Well, it was pretty basic. A couple of crushed cloves of garlic and a slice of bread covered with boiling water with a raw egg broken into it and a sprinkling of parsely on top. I finished it off and it was, as he’d said, pretty disgusting, but I thanked him, shook his hand and ticked it off my to-do list. The cafe did not, however, do feijoada and he didn’t know anywhere that did.
Later we wandered around what was then a market but has now turned into a foodie venue. We found the required cabbage, called ‘couve’ heaped up in the market next to what looked like a victorian chaff cutter which they used to cut it into fine shreds. But nowhere we visited had feijoada on the menu and no-one knew where we could buy it. We were followed by many curious glances wherever we asked, until eventually ( as if he were confessing to a mortal sin) someone told us about a cafe down near the market that occasionally offered it. They were open. It was on the menu. I almost had to beg for it but eventually they relented and we sat outside in the sunshine drinking beers and waiting for the final reveal. There was everything short of a miltary fanfare as a really huge cazuela was brought out, probably enough for four hungry peasants, followed by the entire waiting staff who came and surrounded me curiously as if I’d just landed by helicopter in the main square.
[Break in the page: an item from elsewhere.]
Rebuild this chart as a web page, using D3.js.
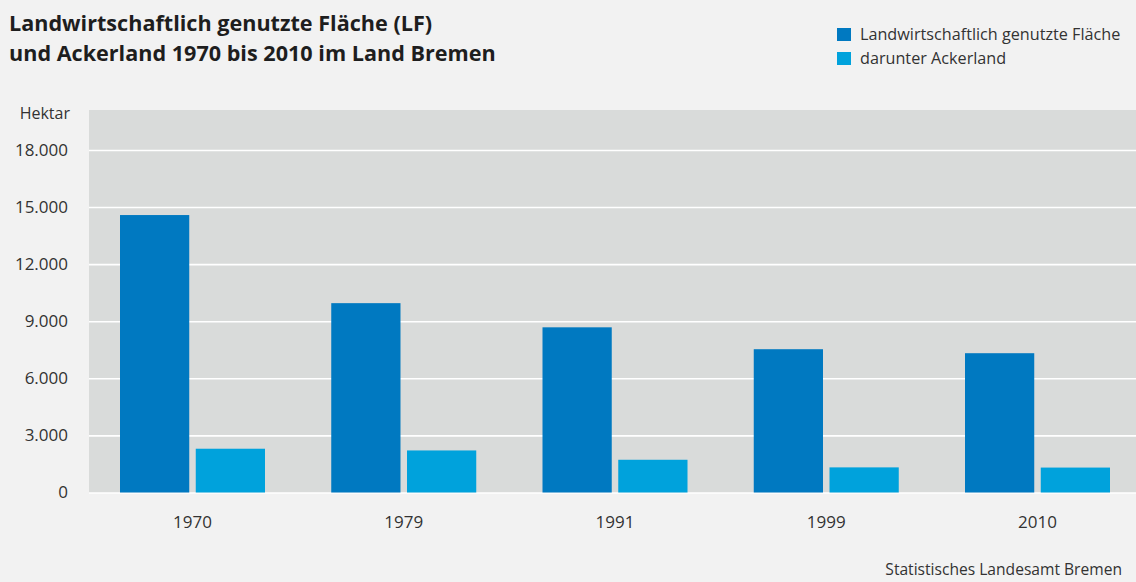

I cannot adequately describe the contents which included a big chunk of pig’s skin, a great number of bones from various animals, and – I swear – a tooth! But true to my resolution I ate about half of it and the crowd drifted away. It wasn’t nearly as bad as it looked and – like the curate’s egg – was good in parts. Memories of Denis were swirling around me as I ate, and later in the day we visted the Fado museum to see if we could find a photo, but we didn’t.
But in answer to my own question about translating food there are two things to add. Isn’t it interesting that the more obsessive about “authenticity” we become, the more homogenous the food culture seems to be. Adding new ingredients doesn’t necessarily mean accessing another culture. What generations of poor people ate (still eat) out of necessity doesn’t translate at all when you’re wealthier beyond their wildest dreams.